[start]
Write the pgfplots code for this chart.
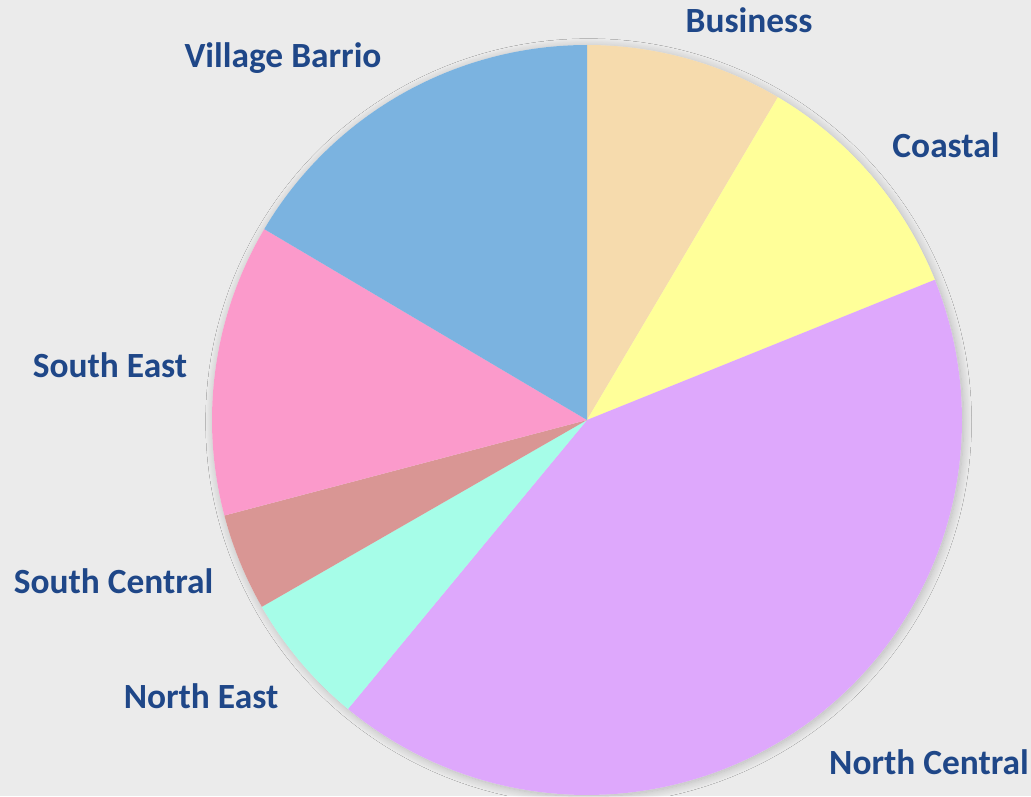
\documentclass[border=0pt]{standalone}
\usepackage{pgfplots}
\pgfplotsset{compat=1.18}
\usepackage{pgfplotstable}
\usepgfplotslibrary{polar}
\usetikzlibrary{shadows.blur}
\usepackage{fontspec}
\setmainfont{Carlito}
\definecolor{bg}{HTML}{EBEBEB}
\definecolor{lab}{HTML}{1F4788}
\definecolor{c0}{HTML}{F6DBAD}
\definecolor{c1}{HTML}{FFFF99}
\definecolor{c2}{HTML}{DEA8FC}
\definecolor{c3}{HTML}{A6FDE8}
\definecolor{c4}{HTML}{D99694}
\definecolor{c5}{HTML}{FB9ACB}
\definecolor{c6}{HTML}{7BB3E0}
\pgfplotstableread{
name value
Business 8.5
Coastal 10.4
NorthCentral 42.1
NorthEast 5.7
SouthCentral 4.2
SouthEast 12.6
VillageBarrio 16.5
}\pietable
\begin{document}
\begin{tikzpicture}
\fill[bg] (0,0) rectangle (515.5pt,398pt);
\xdef\startangle{90}
\pgfplotsforeachungrouped \i in {0,...,6}{%
  \pgfplotstablegetelem{\i}{value}\of\pietable
  \pgfmathsetmacro\endang{\startangle-3.6*\pgfplotsretval}%
  \expandafter\xdef\csname s\i\endcsname{\startangle}%
  \expandafter\xdef\csname e\i\endcsname{\endang}%
  \xdef\startangle{\endang}%
}
\begin{polaraxis}[
  at={(293.5pt,188pt)}, anchor=center,
  scale only axis, width=375pt, height=375pt,
  hide axis, xmin=0, xmax=360, ymin=0, ymax=1,
  clip=false,
]
\addplot[fill=bg, draw=none, domain=0:360, samples=181,
  blur shadow={shadow xshift=0.8pt, shadow yshift=-0.8pt, shadow blur radius=4pt, shadow blur steps=14, shadow opacity=22}] {1} -- cycle;
\pgfplotsinvokeforeach{0,...,6}{%
  \edef\lo{\csname e#1\endcsname}\edef\hi{\csname s#1\endcsname}%
  \addplot[fill=c#1, draw=none, domain=\lo:\hi, samples=90] {1} -- (axis cs:0,0) -- cycle;
}
\end{polaraxis}
\begin{scope}[every node/.style={text=lab, font=\fontsize{17.7}{21}\selectfont\bfseries, inner sep=0pt}]
\node at (374.5pt,388pt) {Business};
\node at (473pt,325.5pt) {Coastal};
\node at (464.5pt,17pt) {North Central};
\node at (100.5pt,50pt) {North East};
\node at (56.8pt,107.5pt) {South Central};
\node at (55pt,215.5pt) {South East};
\node at (141.5pt,369pt) {Village Barrio};
\end{scope}
\pgfresetboundingbox
\path (0,0) rectangle (515.5pt,398pt);
\end{tikzpicture}
\end{document}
[end]
• STATED PROBLEM
Every line of text is to be repeated exactly; pictures are left out.

• EXERCISE SOLUTION
Write the pgfplots code for this chart.
\documentclass[border=0pt]{standalone}
\usepackage{pgfplots}
\pgfplotsset{compat=1.18}
\usepackage{pgfplotstable}
\usepgfplotslibrary{polar}
\usetikzlibrary{shadows.blur}
\usepackage{fontspec}
\setmainfont{Carlito}
\definecolor{bg}{HTML}{EBEBEB}
\definecolor{lab}{HTML}{1F4788}
\definecolor{c0}{HTML}{F6DBAD}
\definecolor{c1}{HTML}{FFFF99}
\definecolor{c2}{HTML}{DEA8FC}
\definecolor{c3}{HTML}{A6FDE8}
\definecolor{c4}{HTML}{D99694}
\definecolor{c5}{HTML}{FB9ACB}
\definecolor{c6}{HTML}{7BB3E0}
\pgfplotstableread{
name value
Business 8.5
Coastal 10.4
NorthCentral 42.1
NorthEast 5.7
SouthCentral 4.2
SouthEast 12.6
VillageBarrio 16.5
}\pietable
\begin{document}
\begin{tikzpicture}
\fill[bg] (0,0) rectangle (515.5pt,398pt);
\xdef\startangle{90}
\pgfplotsforeachungrouped \i in {0,...,6}{%
  \pgfplotstablegetelem{\i}{value}\of\pietable
  \pgfmathsetmacro\endang{\startangle-3.6*\pgfplotsretval}%
  \expandafter\xdef\csname s\i\endcsname{\startangle}%
  \expandafter\xdef\csname e\i\endcsname{\endang}%
  \xdef\startangle{\endang}%
}
\begin{polaraxis}[
  at={(293.5pt,188pt)}, anchor=center,
  scale only axis, width=375pt, height=375pt,
  hide axis, xmin=0, xmax=360, ymin=0, ymax=1,
  clip=false,
]
\addplot[fill=bg, draw=none, domain=0:360, samples=181,
  blur shadow={shadow xshift=0.8pt, shadow yshift=-0.8pt, shadow blur radius=4pt, shadow blur steps=14, shadow opacity=22}] {1} -- cycle;
\pgfplotsinvokeforeach{0,...,6}{%
  \edef\lo{\csname e#1\endcsname}\edef\hi{\csname s#1\endcsname}%
  \addplot[fill=c#1, draw=none, domain=\lo:\hi, samples=90] {1} -- (axis cs:0,0) -- cycle;
}
\end{polaraxis}
\begin{scope}[every node/.style={text=lab, font=\fontsize{17.7}{21}\selectfont\bfseries, inner sep=0pt}]
\node at (374.5pt,388pt) {Business};
\node at (473pt,325.5pt) {Coastal};
\node at (464.5pt,17pt) {North Central};
\node at (100.5pt,50pt) {North East};
\node at (56.8pt,107.5pt) {South Central};
\node at (55pt,215.5pt) {South East};
\node at (141.5pt,369pt) {Village Barrio};
\end{scope}
\pgfresetboundingbox
\path (0,0) rectangle (515.5pt,398pt);
\end{tikzpicture}
\end{document}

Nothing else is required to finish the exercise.